The recent stock market impact is “more a reaction of fear instead of a change in fundamentals,” Mitchell said. “The underlying fundamentals are strong so any impact should be short lived and mild. It’s not like there’s some giant shock that has caused the fundamentals to change.”
Homan agreed, adding most of the big one-day drops on Wall Street are driven by program and high frequency trading, which commonly run on preset algorithms to make trades quickly.
“It has very little to do with fundamentals,” Homan said. “As investors, we always go back to the fundamentals.”
Part of the public’s concern stems from the worldwide spread of the virus. The Centers for Disease Control and Prevention reported the first U.S. case Jan. 21. As of March 12, 1,215 people nationwide, including one from Missouri, have tested positive for COVID-19, the disease caused by the coronavirus. The U.S. death toll had risen to 36 as of March 12, according to the CDC.
Homan said one predictability about the stock market is that it overreacts to fear and uncertainty. This big market drop might be different, though, because what could possibly happen is so broad.
“Fear could disappear in a month or two or linger for a long time,” Homan said. “Consumer confidence is deteriorating fast, much along the same lines as it was in December 2018, most recently.”
The fear that drove down confidence then was the prospect of rising interest rates, Homan said. That was unfounded, as the Federal Reserve ended up cutting the rates three times in 2019.
For the first time this year, the Fed slashed the federal funds rate by half a percentage point to a range of 1%-1.25% – a move widely seen as an emergency measure to keep the economy on track.
“It was an acknowledgement that they are aware that there is a problem,” Mitchell said.
Eye on the future
In a March 11 national address, President Donald Trump said he would instruct the Small Business Administration to provide capital and liquidity to companies affected by the virus, and he plans to ask Congress to increase funding by $50 billion for low-interest loans to small businesses. Additionally, the Treasury Department is being instructed to defer tax payments for people and businesses impacted by the virus.

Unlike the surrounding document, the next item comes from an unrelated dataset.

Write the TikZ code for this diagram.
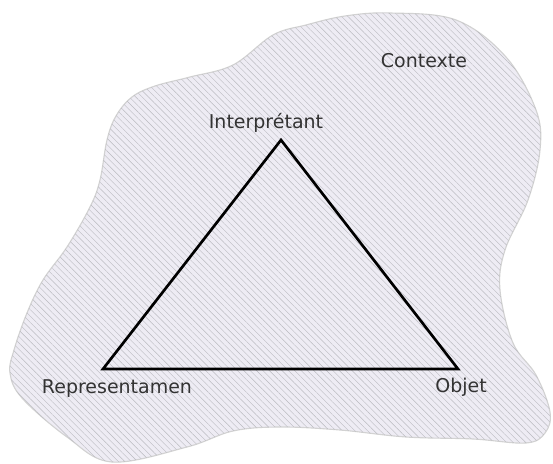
\documentclass[tikz,border=0pt]{standalone}
\usepackage{fontspec}
\setmainfont{DejaVu Sans}
\usetikzlibrary{patterns.meta}

\definecolor{blobfill}{RGB}{238,236,244}
\definecolor{hatch}{RGB}{186,186,192}

\begin{document}
\begin{tikzpicture}[x=0.025cm, y=-0.025cm, every node/.style={font=\fontsize{13.5}{16}\selectfont, text=black!80}, lbl/.style={anchor=base, inner sep=0pt}, side/.style={line width=1.9pt, line join=miter}]
	\useasboundingbox (0,0) rectangle (553,464);
	% context blob
	\path[fill=blobfill, draw=gray!35, line width=0.8pt] plot[smooth cycle, tension=0.6] coordinates {(390,13) (456,20) (506,57) (536,110) (540,150) (528,200) (505,250) (500,290) (513,343) (536,375) (550,412) (545,433) (526,443) (473,439) (406,437) (340,430) (280,427) (233,431) (187,447) (112,462) (67,437) (22,398) (10,373) (14,350) (27,313) (43,280) (67,247) (90,207) (100,180) (107,140) (116,116) (132,97) (155,86) (190,77) (233,65) (273,35) (306,25) (345,16)};
	\path[pattern={Lines[angle=-45, distance=3.2pt, line width=0.3pt]}, pattern color=hatch] plot[smooth cycle, tension=0.6] coordinates {(390,13) (456,20) (506,57) (536,110) (540,150) (528,200) (505,250) (500,290) (513,343) (536,375) (550,412) (545,433) (526,443) (473,439) (406,437) (340,430) (280,427) (233,431) (187,447) (112,462) (67,437) (22,398) (10,373) (14,350) (27,313) (43,280) (67,247) (90,207) (100,180) (107,140) (116,116) (132,97) (155,86) (190,77) (233,65) (273,35) (306,25) (345,16)};
	% triangle
	\coordinate (I) at (281,140);
	\coordinate (R) at (103,369);
	\coordinate (O) at (458,369);
	\draw[side] (I) -- (O) -- (R) -- cycle;
	\node[lbl] (Ilbl) at (266,129) {Interprétant};
	\node[lbl] (Rlbl) at (117,394) {Representamen};
	\node[lbl] (Olbl) at (461,393) {Objet};
	\node[lbl] (Clbl) at (424,68) {Contexte};
\end{tikzpicture}
\end{document}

Trump also said health insurers agreed to waive all copayments for coronavirus treatments and extend insurance coverage.
In support of coronavirus response efforts, the CDC announced March 11 it was providing nearly $9.9 million to Missouri. The money is part of $560 million the agency awarded the same day throughout the U.S.
As the U.S. stock market continues to fluctuate, Davis said it’s due for a correction, in which stocks drop 10% from their most recent peak. With a bear market typically defined by declines of 20% or more, Homan said the drop March 9, from mid-February, when the Dow was around 29,500, was just under 20%.
“But it would be a rarity if the coronavirus would create a recession that typically coincides with the bear market,” he said. “If it does create a recession, it would surely be short lived.”
Homan and Davis agreed hospitality and travel industries, such as hotels and airlines, are also likely to be negatively impacted short-term, and possibly longer, depending on how long the coronavirus remains a concern. Three of the four carriers that fly into Springfield-Branson National Airport – United Airlines, Delta Air Lines and American Airlines – have announced plans to temporarily reduce capacity on a nationwide scale, according to airport spokesman Kent Boyd. For instance, United plans to reduce capacity on flights between Springfield and Chicago by 4.3% in April, he said.
“Unless we have a real long lasting pandemic created by the coronavirus, I can see the economic numbers being really soft in the second quarter of 2020,” Homan said, adding market recovery could follow in the second half of the year. “Best case, it’s under control in the next few weeks before the damage is done and the market could recoup much of this downturn.”